**Material for this exercise:**
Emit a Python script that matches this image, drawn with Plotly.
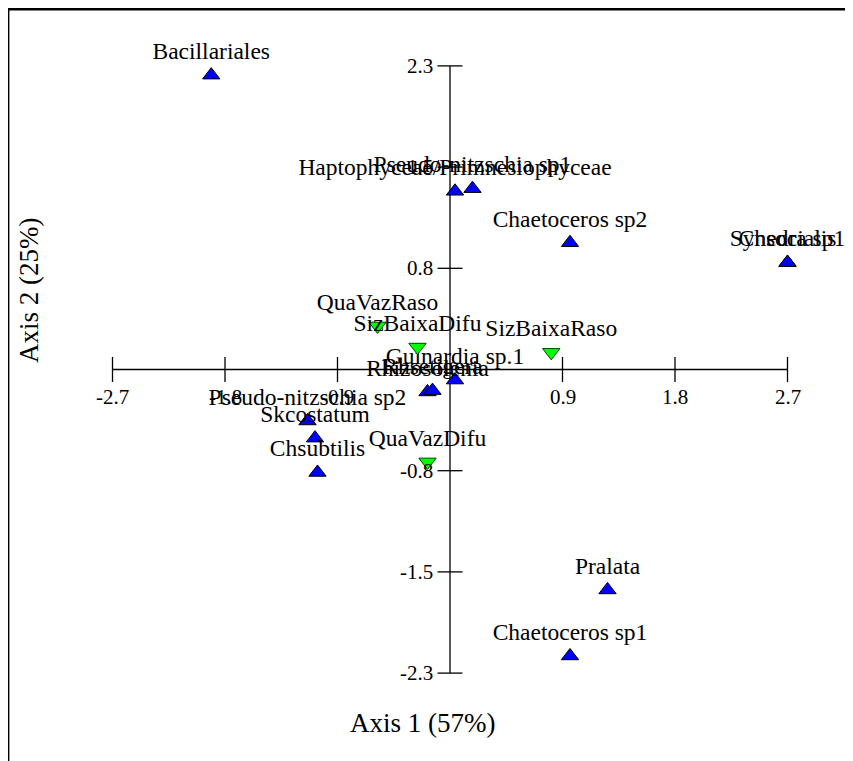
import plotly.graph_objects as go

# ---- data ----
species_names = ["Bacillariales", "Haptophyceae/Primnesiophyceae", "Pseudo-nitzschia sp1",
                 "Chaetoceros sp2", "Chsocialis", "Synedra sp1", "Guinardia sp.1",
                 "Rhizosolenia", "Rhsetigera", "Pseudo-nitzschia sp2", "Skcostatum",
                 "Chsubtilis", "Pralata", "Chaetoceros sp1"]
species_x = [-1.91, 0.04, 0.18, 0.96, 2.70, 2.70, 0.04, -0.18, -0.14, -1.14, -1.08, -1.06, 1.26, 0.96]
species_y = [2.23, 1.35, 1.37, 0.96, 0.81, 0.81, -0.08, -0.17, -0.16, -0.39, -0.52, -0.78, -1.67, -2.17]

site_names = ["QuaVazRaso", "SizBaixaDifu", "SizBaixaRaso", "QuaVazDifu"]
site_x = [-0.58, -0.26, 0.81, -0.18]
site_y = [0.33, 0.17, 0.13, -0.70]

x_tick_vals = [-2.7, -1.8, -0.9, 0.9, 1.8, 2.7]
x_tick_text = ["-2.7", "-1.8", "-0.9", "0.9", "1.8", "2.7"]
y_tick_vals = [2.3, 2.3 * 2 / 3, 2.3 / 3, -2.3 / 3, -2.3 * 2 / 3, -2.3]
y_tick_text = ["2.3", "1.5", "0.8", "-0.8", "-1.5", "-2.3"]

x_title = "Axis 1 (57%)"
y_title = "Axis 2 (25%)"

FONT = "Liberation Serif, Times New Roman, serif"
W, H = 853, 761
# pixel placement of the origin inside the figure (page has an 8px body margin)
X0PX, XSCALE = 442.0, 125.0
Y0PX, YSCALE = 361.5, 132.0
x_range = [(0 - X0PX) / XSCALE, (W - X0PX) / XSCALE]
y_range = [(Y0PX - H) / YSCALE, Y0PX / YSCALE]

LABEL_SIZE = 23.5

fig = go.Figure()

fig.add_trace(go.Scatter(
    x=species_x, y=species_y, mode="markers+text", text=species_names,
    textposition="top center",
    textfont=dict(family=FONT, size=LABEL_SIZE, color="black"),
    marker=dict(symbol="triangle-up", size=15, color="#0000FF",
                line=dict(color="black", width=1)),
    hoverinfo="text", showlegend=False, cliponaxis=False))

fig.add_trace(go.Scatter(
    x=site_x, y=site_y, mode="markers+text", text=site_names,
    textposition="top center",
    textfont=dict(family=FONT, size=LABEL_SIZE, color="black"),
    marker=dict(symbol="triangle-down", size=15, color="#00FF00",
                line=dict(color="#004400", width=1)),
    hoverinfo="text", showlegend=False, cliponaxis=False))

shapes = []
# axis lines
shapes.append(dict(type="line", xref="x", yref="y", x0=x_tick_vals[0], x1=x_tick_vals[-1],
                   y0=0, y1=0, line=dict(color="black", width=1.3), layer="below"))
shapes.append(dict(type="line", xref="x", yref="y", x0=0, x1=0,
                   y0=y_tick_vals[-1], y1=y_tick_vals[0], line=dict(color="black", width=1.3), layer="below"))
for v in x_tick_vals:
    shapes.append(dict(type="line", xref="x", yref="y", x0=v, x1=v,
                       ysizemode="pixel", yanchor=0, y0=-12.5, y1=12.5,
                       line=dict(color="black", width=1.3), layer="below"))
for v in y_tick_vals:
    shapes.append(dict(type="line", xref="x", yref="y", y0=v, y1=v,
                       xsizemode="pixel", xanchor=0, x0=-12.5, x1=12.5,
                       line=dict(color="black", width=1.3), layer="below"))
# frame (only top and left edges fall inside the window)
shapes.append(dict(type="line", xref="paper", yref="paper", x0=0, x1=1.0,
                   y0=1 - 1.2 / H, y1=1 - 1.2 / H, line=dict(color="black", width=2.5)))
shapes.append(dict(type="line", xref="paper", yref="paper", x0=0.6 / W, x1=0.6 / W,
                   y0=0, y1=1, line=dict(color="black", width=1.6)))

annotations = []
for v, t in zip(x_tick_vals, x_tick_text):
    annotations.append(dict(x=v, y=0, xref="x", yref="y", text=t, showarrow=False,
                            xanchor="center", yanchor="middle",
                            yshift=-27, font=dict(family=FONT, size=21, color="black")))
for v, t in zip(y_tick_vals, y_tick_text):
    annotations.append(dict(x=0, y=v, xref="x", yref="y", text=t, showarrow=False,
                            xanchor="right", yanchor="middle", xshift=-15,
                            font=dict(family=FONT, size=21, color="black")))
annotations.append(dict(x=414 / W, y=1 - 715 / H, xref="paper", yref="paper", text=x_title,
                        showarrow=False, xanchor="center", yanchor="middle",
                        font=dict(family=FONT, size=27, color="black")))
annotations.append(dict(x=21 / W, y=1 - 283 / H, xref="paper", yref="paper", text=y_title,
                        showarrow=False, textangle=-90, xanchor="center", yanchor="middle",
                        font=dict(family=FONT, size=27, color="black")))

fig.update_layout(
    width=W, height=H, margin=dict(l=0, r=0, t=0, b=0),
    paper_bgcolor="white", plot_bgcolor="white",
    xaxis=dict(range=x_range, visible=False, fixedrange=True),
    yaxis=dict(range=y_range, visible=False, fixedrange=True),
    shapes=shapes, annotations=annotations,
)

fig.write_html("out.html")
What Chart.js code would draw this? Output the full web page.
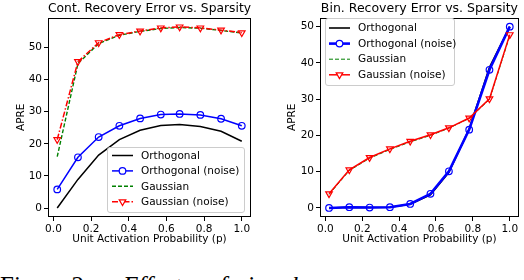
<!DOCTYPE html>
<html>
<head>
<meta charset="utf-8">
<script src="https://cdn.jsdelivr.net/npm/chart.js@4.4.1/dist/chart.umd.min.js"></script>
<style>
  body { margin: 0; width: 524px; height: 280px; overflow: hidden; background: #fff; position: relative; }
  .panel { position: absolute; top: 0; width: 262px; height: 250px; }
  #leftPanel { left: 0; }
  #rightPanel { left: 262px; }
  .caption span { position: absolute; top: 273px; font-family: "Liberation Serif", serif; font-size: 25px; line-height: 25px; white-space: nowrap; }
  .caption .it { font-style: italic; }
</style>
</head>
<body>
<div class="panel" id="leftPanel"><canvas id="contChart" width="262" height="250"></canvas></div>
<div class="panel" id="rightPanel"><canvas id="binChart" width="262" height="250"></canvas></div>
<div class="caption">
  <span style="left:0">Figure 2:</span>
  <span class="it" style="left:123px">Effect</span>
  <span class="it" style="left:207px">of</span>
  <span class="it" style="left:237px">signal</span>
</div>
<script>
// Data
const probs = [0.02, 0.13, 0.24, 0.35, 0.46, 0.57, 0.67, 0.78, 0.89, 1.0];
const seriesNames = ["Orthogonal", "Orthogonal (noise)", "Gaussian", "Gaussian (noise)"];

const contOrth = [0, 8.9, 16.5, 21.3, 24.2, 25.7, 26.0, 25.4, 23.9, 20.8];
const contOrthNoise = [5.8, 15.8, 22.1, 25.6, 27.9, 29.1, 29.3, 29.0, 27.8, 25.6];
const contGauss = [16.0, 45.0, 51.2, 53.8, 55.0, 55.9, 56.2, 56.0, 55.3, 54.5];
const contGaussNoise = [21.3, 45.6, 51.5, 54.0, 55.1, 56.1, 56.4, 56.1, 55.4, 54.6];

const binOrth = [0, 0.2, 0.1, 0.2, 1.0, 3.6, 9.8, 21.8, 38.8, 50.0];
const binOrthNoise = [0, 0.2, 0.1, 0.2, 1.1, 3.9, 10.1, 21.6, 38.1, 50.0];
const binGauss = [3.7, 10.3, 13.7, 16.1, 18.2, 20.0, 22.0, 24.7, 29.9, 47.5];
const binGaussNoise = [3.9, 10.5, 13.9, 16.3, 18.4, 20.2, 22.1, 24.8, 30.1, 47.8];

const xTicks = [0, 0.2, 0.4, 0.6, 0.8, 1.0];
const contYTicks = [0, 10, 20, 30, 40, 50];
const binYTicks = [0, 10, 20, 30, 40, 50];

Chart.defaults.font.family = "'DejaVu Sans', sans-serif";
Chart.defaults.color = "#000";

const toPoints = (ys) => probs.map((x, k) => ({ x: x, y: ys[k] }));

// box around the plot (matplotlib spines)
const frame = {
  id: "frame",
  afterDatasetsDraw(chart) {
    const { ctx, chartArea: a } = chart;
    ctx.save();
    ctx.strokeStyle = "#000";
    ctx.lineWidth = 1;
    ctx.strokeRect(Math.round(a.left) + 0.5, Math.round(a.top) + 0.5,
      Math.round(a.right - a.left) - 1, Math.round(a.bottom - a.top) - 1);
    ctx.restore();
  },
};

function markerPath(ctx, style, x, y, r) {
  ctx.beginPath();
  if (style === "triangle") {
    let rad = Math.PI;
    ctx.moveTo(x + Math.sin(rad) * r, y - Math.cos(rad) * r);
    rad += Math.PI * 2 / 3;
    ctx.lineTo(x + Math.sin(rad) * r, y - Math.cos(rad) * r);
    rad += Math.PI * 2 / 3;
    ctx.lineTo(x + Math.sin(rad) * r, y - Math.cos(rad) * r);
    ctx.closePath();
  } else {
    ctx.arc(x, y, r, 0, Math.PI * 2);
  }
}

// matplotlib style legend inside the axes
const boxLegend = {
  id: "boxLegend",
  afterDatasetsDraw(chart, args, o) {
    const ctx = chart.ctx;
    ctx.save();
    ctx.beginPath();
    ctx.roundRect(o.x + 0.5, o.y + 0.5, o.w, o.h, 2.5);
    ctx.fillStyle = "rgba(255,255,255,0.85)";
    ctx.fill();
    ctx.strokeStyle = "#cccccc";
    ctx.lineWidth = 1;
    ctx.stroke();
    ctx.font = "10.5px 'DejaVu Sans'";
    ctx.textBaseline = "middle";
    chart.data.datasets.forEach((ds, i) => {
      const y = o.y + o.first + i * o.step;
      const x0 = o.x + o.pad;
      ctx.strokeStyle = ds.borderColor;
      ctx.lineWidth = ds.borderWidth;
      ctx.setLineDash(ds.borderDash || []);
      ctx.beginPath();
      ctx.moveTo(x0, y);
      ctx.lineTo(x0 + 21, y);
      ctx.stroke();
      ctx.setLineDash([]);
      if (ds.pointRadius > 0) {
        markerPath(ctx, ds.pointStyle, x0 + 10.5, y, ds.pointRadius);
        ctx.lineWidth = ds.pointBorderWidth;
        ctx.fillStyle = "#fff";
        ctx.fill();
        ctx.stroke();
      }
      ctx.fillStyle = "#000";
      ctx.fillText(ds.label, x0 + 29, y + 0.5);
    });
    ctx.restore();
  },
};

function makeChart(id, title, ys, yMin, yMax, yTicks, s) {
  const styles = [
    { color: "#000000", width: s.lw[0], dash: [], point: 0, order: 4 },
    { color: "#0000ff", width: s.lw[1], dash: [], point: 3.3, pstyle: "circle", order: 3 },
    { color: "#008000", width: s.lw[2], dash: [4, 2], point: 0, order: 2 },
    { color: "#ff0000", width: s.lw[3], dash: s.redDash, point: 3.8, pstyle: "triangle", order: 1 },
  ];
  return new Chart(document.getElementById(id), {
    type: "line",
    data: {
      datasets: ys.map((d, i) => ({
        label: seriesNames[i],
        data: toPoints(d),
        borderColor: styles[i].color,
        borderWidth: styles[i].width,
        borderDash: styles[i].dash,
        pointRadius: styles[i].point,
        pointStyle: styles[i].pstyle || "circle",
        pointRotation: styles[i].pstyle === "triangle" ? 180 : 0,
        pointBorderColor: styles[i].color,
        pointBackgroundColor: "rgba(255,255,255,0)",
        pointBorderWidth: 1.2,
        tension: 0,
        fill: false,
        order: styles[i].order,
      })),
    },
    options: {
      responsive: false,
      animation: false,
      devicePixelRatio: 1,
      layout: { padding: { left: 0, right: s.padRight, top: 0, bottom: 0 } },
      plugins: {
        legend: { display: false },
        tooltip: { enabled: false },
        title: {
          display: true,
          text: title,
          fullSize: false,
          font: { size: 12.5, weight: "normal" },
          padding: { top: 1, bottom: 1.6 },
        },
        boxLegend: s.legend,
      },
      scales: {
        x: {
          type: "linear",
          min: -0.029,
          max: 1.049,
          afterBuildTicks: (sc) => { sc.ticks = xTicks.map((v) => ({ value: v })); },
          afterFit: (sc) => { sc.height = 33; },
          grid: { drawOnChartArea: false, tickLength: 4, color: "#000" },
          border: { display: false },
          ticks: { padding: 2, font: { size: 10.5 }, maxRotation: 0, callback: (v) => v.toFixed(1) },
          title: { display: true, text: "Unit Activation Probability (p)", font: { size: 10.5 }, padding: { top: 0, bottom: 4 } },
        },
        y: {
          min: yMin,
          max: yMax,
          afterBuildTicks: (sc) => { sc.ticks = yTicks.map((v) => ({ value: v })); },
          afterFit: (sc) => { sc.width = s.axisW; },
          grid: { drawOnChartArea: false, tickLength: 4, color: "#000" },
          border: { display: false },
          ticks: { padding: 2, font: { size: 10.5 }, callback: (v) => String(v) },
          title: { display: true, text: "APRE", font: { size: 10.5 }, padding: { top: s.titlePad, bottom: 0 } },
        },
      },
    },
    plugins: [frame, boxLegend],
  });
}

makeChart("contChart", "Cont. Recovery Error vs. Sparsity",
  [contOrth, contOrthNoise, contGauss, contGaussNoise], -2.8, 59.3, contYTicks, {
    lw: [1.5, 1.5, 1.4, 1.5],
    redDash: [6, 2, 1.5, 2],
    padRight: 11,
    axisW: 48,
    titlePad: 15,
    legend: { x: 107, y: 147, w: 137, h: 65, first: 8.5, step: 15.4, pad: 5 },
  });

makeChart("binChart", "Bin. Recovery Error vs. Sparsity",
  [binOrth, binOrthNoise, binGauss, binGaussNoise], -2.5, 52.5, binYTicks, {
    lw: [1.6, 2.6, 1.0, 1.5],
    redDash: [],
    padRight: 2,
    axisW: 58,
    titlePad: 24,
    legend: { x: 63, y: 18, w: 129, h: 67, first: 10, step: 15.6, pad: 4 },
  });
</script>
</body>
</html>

**The exercise:** Can the lines from the start of the records through the line with "import plotly.graph_objects as go" be given again exactly, with the pictures left out?

**Correct response:**
Emit a Python script that matches this image, drawn with Plotly.
import plotly.graph_objects as go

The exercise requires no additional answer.